Harder for criminals to keep names secret
The number of criminals able to keep their identities secret forever is falling.
The latest figures on permanent name suppression come as the long-running case of a prominent Central Otago man involved in an indecent assault allegation continues to keep the issue of secrecy in the spotlight.
A complaint was lodged with police last week against a former MP who published the name of the man, who had final name suppression stemming from a 2012 incident.
The Sensible Sentencing Trust has characterised such cases as "name suppression madness", and it wants political parties to review the laws that justify it.
But figures issued under the Official Information Act show it is already becoming rarer for the courts to grant permanent name suppression.
Canterbury University media law expert Professor Ursula Cheer said her students had researched the figures this year. They found 880 people were granted permanent name suppression in 2009 - of whom 218 were convicted - and the figure dropped steadily each year, reaching 354 in 2012, including 132 convicted offenders.

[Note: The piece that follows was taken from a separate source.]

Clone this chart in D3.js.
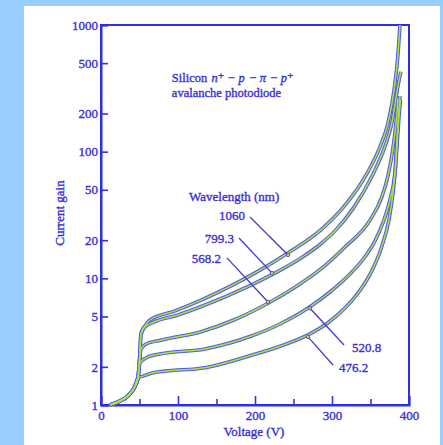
<!DOCTYPE html>
<html><head><meta charset="utf-8">
<script src="https://cdn.jsdelivr.net/npm/d3@7"></script>
<style>html,body{margin:0;padding:0;background:#99ccff;} svg{display:block}</style>
</head><body>
<svg id="c" width="443" height="445"></svg>
<script>
// ---- data ----
const wavelengths = ["1060", "799.3", "568.2", "520.8", "476.2"];

const volts1060 = [11.7,24.7,35,42.9,48,50.2,51.9,57.1,63.6,96.1,128.6,171.4,206.5,241.6,284.4,314.3,345.5,362.3,372.7,380.5,385.7,388.3];
const gain1060  = [1.0,1.075,1.18,1.36,1.63,2.4,3.7,4.2,4.69,5.53,6.67,8.87,11.6,15.7,23.8,36.1,67.3,109,168,303,586,1000];

const volts799 = [11.7,24.7,35,42.9,48,50.2,51.9,57.1,66.2,100,128.6,193.5,222.1,258.4,284.4,303.9,327.3,353.2,368.8,377.9,384.4,388.3,389.6];
const gain799  = [1.0,1.075,1.18,1.36,1.63,2.35,3.57,4.13,4.44,5.14,5.94,8.77,10.7,14.3,18.5,23.7,35.5,66.4,110,170,296,398,427];

const volts568 = [11.7,24.7,35,42.9,48,50.2,51.9,58.4,79.2,131.2,174,216.9,252,284.4,316.9,349.4,364.9,372.7,379.2,383.1,384.4,385.5];
const gain568  = [1.0,1.075,1.18,1.36,1.63,2.25,2.77,3.03,3.26,3.81,4.73,6.36,8.51,11.7,17.7,28.8,44.2,64.4,107,168,204,263];

const volts520 = [11.7,24.7,35,42.9,48,50.6,58.4,76.6,135.1,193.5,232.5,271.4,297.4,323.4,342.9,355.8,366.2,375.3,381.8,384.4,386.5,388.3];
const gain520  = [1.0,1.075,1.18,1.36,1.63,2.15,2.35,2.53,2.77,3.47,4.36,5.96,7.80,10.8,14.8,19.7,27.5,41.9,68.5,126,200,275];

const volts476 = [11.7,24.7,35,42.9,48,54.5,66.2,83.1,135,193.5,232.5,268.8,293.5,316.9,336.4,351.9,364.9,374,379.2,383.1,385.7,387.5,389];
const gain476  = [1.0,1.075,1.18,1.36,1.63,1.69,1.79,1.85,1.97,2.45,2.91,3.58,4.40,5.82,8.04,11.5,18.0,29.1,47,84.4,145,206,257];

const yTicks = [1, 2, 5, 10, 20, 50, 100, 200, 500, 1000];
const yTickLabels = ["1", "2", "5", "10", "20", "50", "100", "200", "500", "1000"];
const xMajorTicks = [0, 100, 200, 300, 400];
const xMinorTicks = [50, 150, 250, 350];

// annotation labels (data units)
const labelV      = [187, 172.7, 156, 326, 309];
const labelG      = [28.8, 19.0, 13.2, 2.62, 1.82];
const leaderFromV = [193.5, 179.2, 163.6, 315.6, 301.3];
const leaderFromG = [30.5, 20.8, 14.5, 2.98, 2.07];
const leaderToV   = [242.9, 222.1, 216.9, 271.4, 268.8];
const leaderToG   = [15.3, 11.0, 6.5, 5.8, 3.45];

const titlePieces = ["Silicon", "n\u207A", "\u2212", "p", "\u2212", "\u03c0", "\u2212", "p\u207A"];
const titleItalic = [false, true, false, true, false, true, false, true];
const titleLine2 = "avalanche photodiode";
const titleLine1V = 92, titleLine1G = 358;
const titleLine2G = 268;
const legendTitleV = 114.3, legendTitleG = 40.8;

// ---- drawing ----
const series = [
  {name: wavelengths[0], v: volts1060, g: gain1060},
  {name: wavelengths[1], v: volts799,  g: gain799},
  {name: wavelengths[2], v: volts568,  g: gain568},
  {name: wavelengths[3], v: volts520,  g: gain520},
  {name: wavelengths[4], v: volts476,  g: gain476}
];

const svg = d3.select("#c");
const W = 443, H = 445;
const ink = "#3a2fd6", axisCol = "#2f2fe6";
const font = "'Liberation Serif', 'DejaVu Serif', serif";
const fs = 13;

function styleText(sel, size) {
  return sel.attr("font-family", font).attr("font-size", size || fs).attr("fill", ink)
    .attr("stroke", ink).attr("stroke-width", 0.35);
}

// white panel
svg.append("rect").attr("x", 24).attr("y", 6).attr("width", 416).attr("height", H - 6).attr("fill", "#ffffff");

const x = d3.scaleLinear().domain([0, 400]).range([101, 409]);
const y = d3.scaleLog().domain([1, 1000]).range([405, 25]);

// frame
svg.append("rect")
  .attr("x", x(0)).attr("y", y(1000))
  .attr("width", x(400) - x(0)).attr("height", y(1) - y(1000))
  .attr("fill", "none").attr("stroke", axisCol).attr("stroke-width", 2);

// y axis
const yAxis = d3.axisLeft(y).tickValues(yTicks)
  .tickFormat((d, i) => yTickLabels[i]).tickSize(-7).tickPadding(3);
const gy = svg.append("g").attr("transform", `translate(${x(0)},0)`).call(yAxis);
gy.select(".domain").attr("stroke", axisCol).attr("stroke-width", 2);
gy.selectAll(".tick line").attr("stroke", axisCol).attr("stroke-width", 1.6);
styleText(gy.selectAll(".tick text"));

// x axis major
const xAxis = d3.axisBottom(x).tickValues(xMajorTicks).tickSize(-9).tickPadding(6);
const gx = svg.append("g").attr("transform", `translate(0,${y(1)})`).call(xAxis);
gx.select(".domain").attr("stroke", axisCol).attr("stroke-width", 2);
gx.selectAll(".tick line").attr("stroke", axisCol).attr("stroke-width", 1.6);
styleText(gx.selectAll(".tick text"));
// x axis minor
const xAxisMinor = d3.axisBottom(x).tickValues(xMinorTicks).tickSize(-6).tickFormat("");
const gxm = svg.append("g").attr("transform", `translate(0,${y(1)})`).call(xAxisMinor);
gxm.select(".domain").remove();
gxm.selectAll(".tick line").attr("stroke", axisCol).attr("stroke-width", 1.6);

// axis titles
styleText(svg.append("text").attr("x", 254).attr("y", 436).attr("text-anchor", "middle")).text("Voltage (V)");
styleText(svg.append("text").attr("transform", "translate(64,213) rotate(-90)").attr("text-anchor", "middle")).text("Current gain");

// curves
const line = d3.line().x(d => x(d[0])).y(d => y(d[1])).curve(d3.curveMonotoneX);
const cg = svg.append("g");
series.forEach(s => {
  const pts = s.v.map((v, i) => [v, s.g[i]]);
  cg.append("path").attr("d", line(pts)).attr("fill", "none")
    .attr("stroke", "#4f5bea").attr("stroke-width", 3.6).attr("stroke-linejoin", "round");
});
series.forEach(s => {
  const pts = s.v.map((v, i) => [v, s.g[i]]);
  cg.append("path").attr("d", line(pts)).attr("fill", "none")
    .attr("stroke", "#b0e040").attr("stroke-width", 1.5).attr("stroke-linejoin", "round");
});

// leaders and labels
wavelengths.forEach((w, i) => {
  svg.append("line")
    .attr("x1", x(leaderFromV[i])).attr("y1", y(leaderFromG[i]))
    .attr("x2", x(leaderToV[i])).attr("y2", y(leaderToG[i]))
    .attr("stroke", "#4a35d0").attr("stroke-width", 1.3);
  svg.append("circle").attr("cx", x(leaderToV[i])).attr("cy", y(leaderToG[i])).attr("r", 1.8)
    .attr("fill", "#b0e040").attr("stroke", "#4a35d0").attr("stroke-width", 0.8);
  styleText(svg.append("text").attr("x", x(labelV[i])).attr("y", y(labelG[i]))
    .attr("text-anchor", i < 3 ? "end" : "start")).text(w);
});

styleText(svg.append("text").attr("x", x(legendTitleV)).attr("y", y(legendTitleG))).text("Wavelength (nm)");

// title block: pieces laid out one after another with a space-sized gap
const titleSize = 12.5;
let cx = x(titleLine1V);
const gap = 3.5;
titlePieces.forEach((p, i) => {
  const t = styleText(svg.append("text").attr("x", cx).attr("y", y(titleLine1G)), titleSize)
    .attr("font-style", titleItalic[i] ? "italic" : "normal").text(p);
  cx += t.node().getBBox().width + gap;
});
styleText(svg.append("text").attr("x", x(titleLine1V)).attr("y", y(titleLine2G)), titleSize).text(titleLine2);
</script>
</body></html>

Cheer said public outcry about name suppression tended not to take into account defendants' right to a fair trial and victims' entitlement to privacy.
"It is very easy for lobby groups to say 'that sex offender should be outed; he's a well-known New Zealander and everyone should know'.
"They don't know the detail in that case that the judge actually had to take into account. In this area it is really easy to criticise without knowing the full facts."
Cheer said the perception that defendants easily achieved anonymity was ill-informed: "The defence: 'This will stress me, or upset me or embarrass me' - that's not enough."
The only category in which permanent name suppressions have increased is in cases of sex crimes, where they have climbed from 76 in 2009 to 102 in 2013.
Wellington lawyer Nikki Pender has represented victims of sex crimes who seek to unmask their abuser through lifting their own name suppression, including a recent high-profile case in which two sisters took on a Christchurch paedophile who had abused them.
Pender said she was in favour of a system in which interim name suppression applied in all cases, leading to greater opportunity to suppress the relationship of the victim to the defendant, rather than the name of the accused.
She said naming defendants eased suspicion on other people, helped encourage other victims to come forward and was a crime deterrent.